Once I was all through, having set eyes on the gorgeous lingam of Jyotrilingam #1, all flower strewn and fabric bedecked exclusively by Brahmin priests, and then touring perhaps twenty more temples large and small, my khaki shirt was soaked-through and my lower limbs ached. Retiring to my room, after showering, I laid alone in an intense solitude. The essential purpose of such an offbeat and esoteric touring turned out to be the coemergence of an outermost ritualistic experience with an innermost elemental and subtle energies one.

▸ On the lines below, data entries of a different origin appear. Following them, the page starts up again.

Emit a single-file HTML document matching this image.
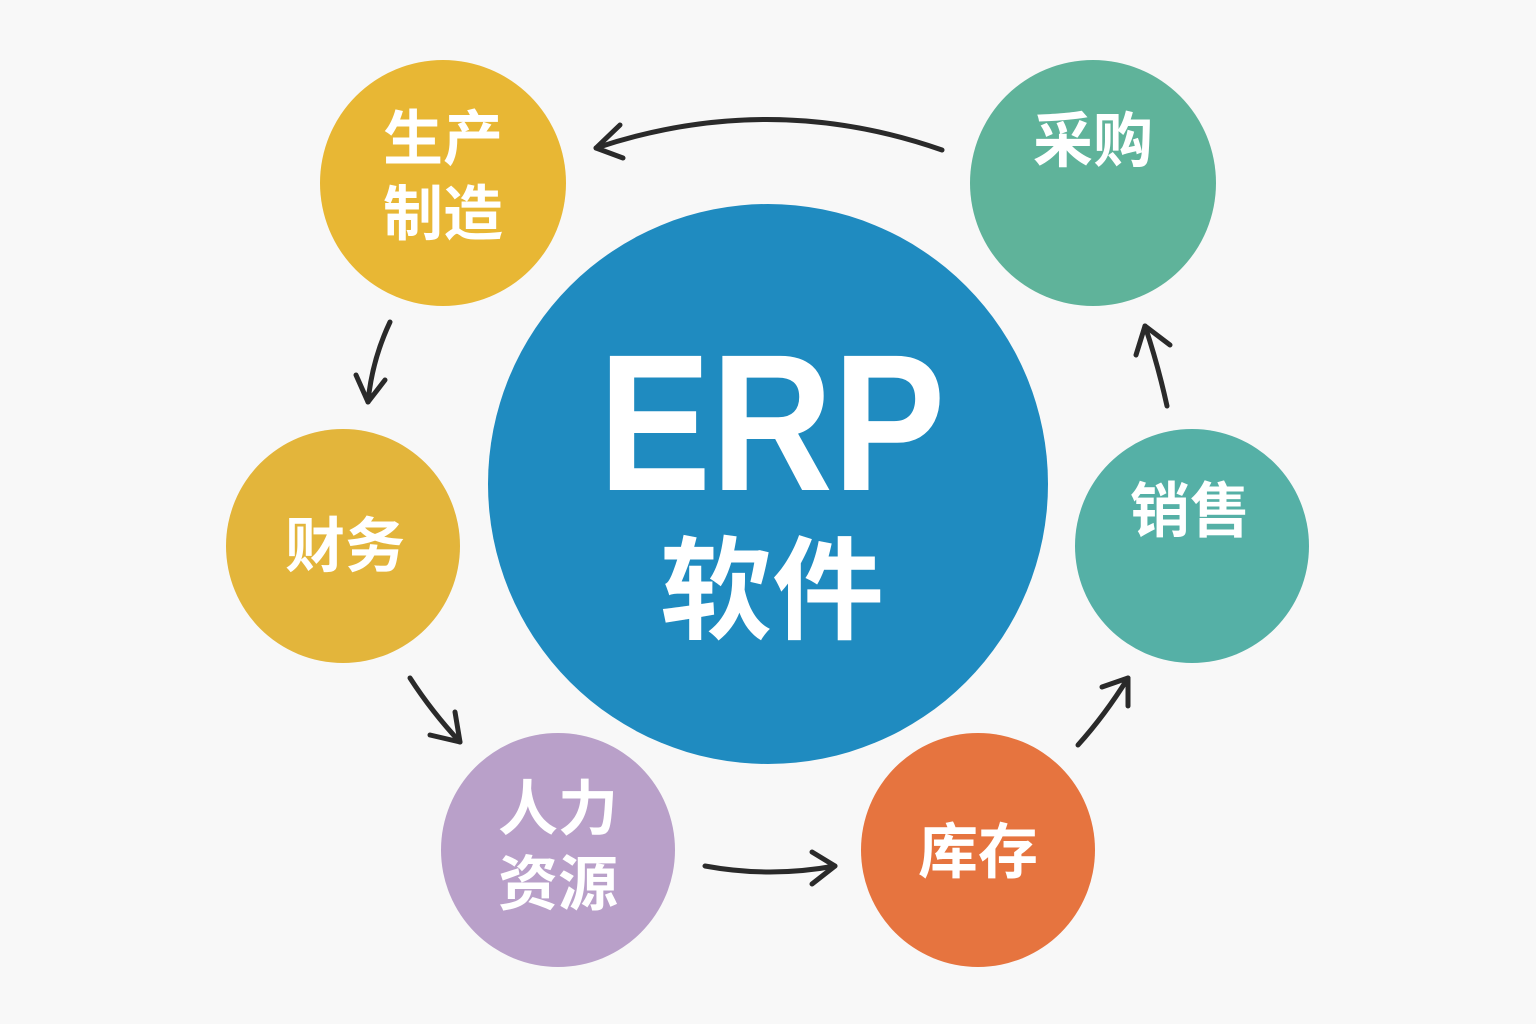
<!DOCTYPE html>
<html><head><meta charset="utf-8"><style>
html,body{margin:0;padding:0;background:#f8f8f8;}
svg{display:block}
text{font-family:"Liberation Sans","Noto Sans CJK SC",sans-serif;font-weight:bold;fill:#fff;text-anchor:middle}
</style></head><body>
<svg width="1536" height="1024" viewBox="0 0 1536 1024" xmlns="http://www.w3.org/2000/svg">
<rect width="1536" height="1024" fill="#f8f8f8"/>
<circle cx="768" cy="484" r="280" fill="#1f8bc0"/>
<circle cx="443" cy="183" r="123" fill="#e8b734"/>
<circle cx="1093" cy="183" r="123" fill="#5fb39a"/>
<circle cx="343" cy="546" r="117" fill="#e3b53b"/>
<circle cx="1192" cy="546" r="117" fill="#55b0a6"/>
<circle cx="558" cy="850" r="117" fill="#b9a0c9"/>
<circle cx="978" cy="850" r="117" fill="#e6743f"/>

<text x="0" y="490" font-size="195" transform="translate(772 0) scale(0.865 1)">ERP</text>
<text x="772" y="630" font-size="112">软件</text>
<text x="443" y="160" font-size="60">生产</text>
<text x="443" y="235" font-size="60">制造</text>
<text x="1093" y="162" font-size="60">采购</text>
<text x="345" y="567" font-size="60">财务</text>
<text x="1190" y="532" font-size="60">销售</text>
<text x="558" y="830" font-size="60">人力</text>
<text x="558" y="905" font-size="60">资源</text>
<text x="978" y="873" font-size="60">库存</text>

<g fill="none" stroke="#2a2a2a" stroke-width="5" stroke-linecap="round" stroke-linejoin="round">
<path d="M942 150 Q770 90 596 148"/>
<path d="M620 125 L596 148 L623 158"/>
<path d="M390 322 Q372 360 368 402"/>
<path d="M356 375 L368 402 L385 380"/>
<path d="M410 678 Q432 712 460 742"/>
<path d="M430 735 L460 742 L455 712"/>
<path d="M705 866 Q770 878 835 866"/>
<path d="M812 852 L835 866 L812 884"/>
<path d="M1078 745 Q1105 715 1128 678"/>
<path d="M1102 687 L1128 678 L1128 706"/>
<path d="M1167 406 Q1158 365 1145 326"/>
<path d="M1136 355 L1145 326 L1170 345"/>
</g>
</svg>
</body></html>
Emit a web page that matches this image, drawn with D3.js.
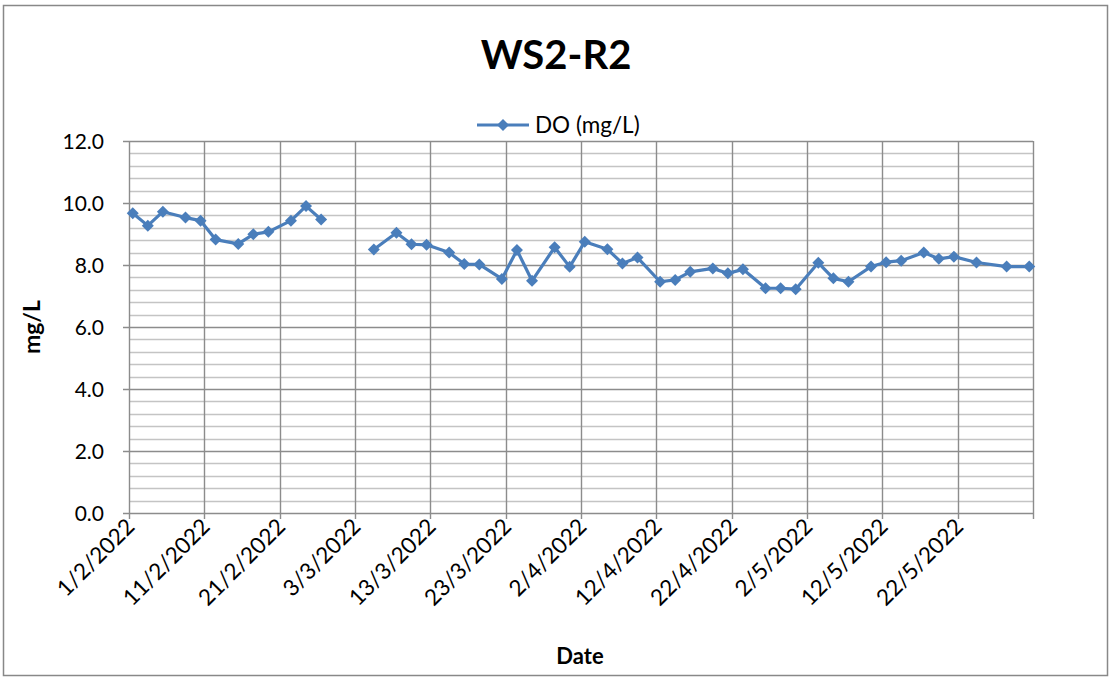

Bluntly put, I was besotted with bliss in an episode of timelessness and total non-conceptuality. I became semi-incontinent, tasting all as the purported soma of this place I’d planned to go to for some time. There, in that appropriately named ‘Elysian’ hotel, it was as if I’d drank from the River Lethe and forgotten all things conventionally real. Was this then the Great Bliss of the coemergent? Akin to the Fifth Consecration and Ati Yoga of the highest tantric Buddhist practices? At the time, I didn’t question such things or have any thoughts whatsoever. I was sanguine and immobile as Saraha’s task-less camel. When I then wanted to experience eating in such ecstasy, I took leftover food in unwashed hands and ate ravishingly, like a pig with dancing hind quarters. The outer limits of my bodily form were filled with ‘moon’ in a liberating, electric blue light. Not surprisingly, my Vajrayana practice held, even in this Shaivist enclave, as deity, mantra, and dharmakaya became one, all and everything.
While in that peerless state of bliss, only one thought occurred that I can remember, and that was that I knew I didn’t have to leave that space of ecstasy, nor the physical room itself, for three or four hours, and that was the greatest gift from all the gods I’d just paid lavash homage to at Somnath.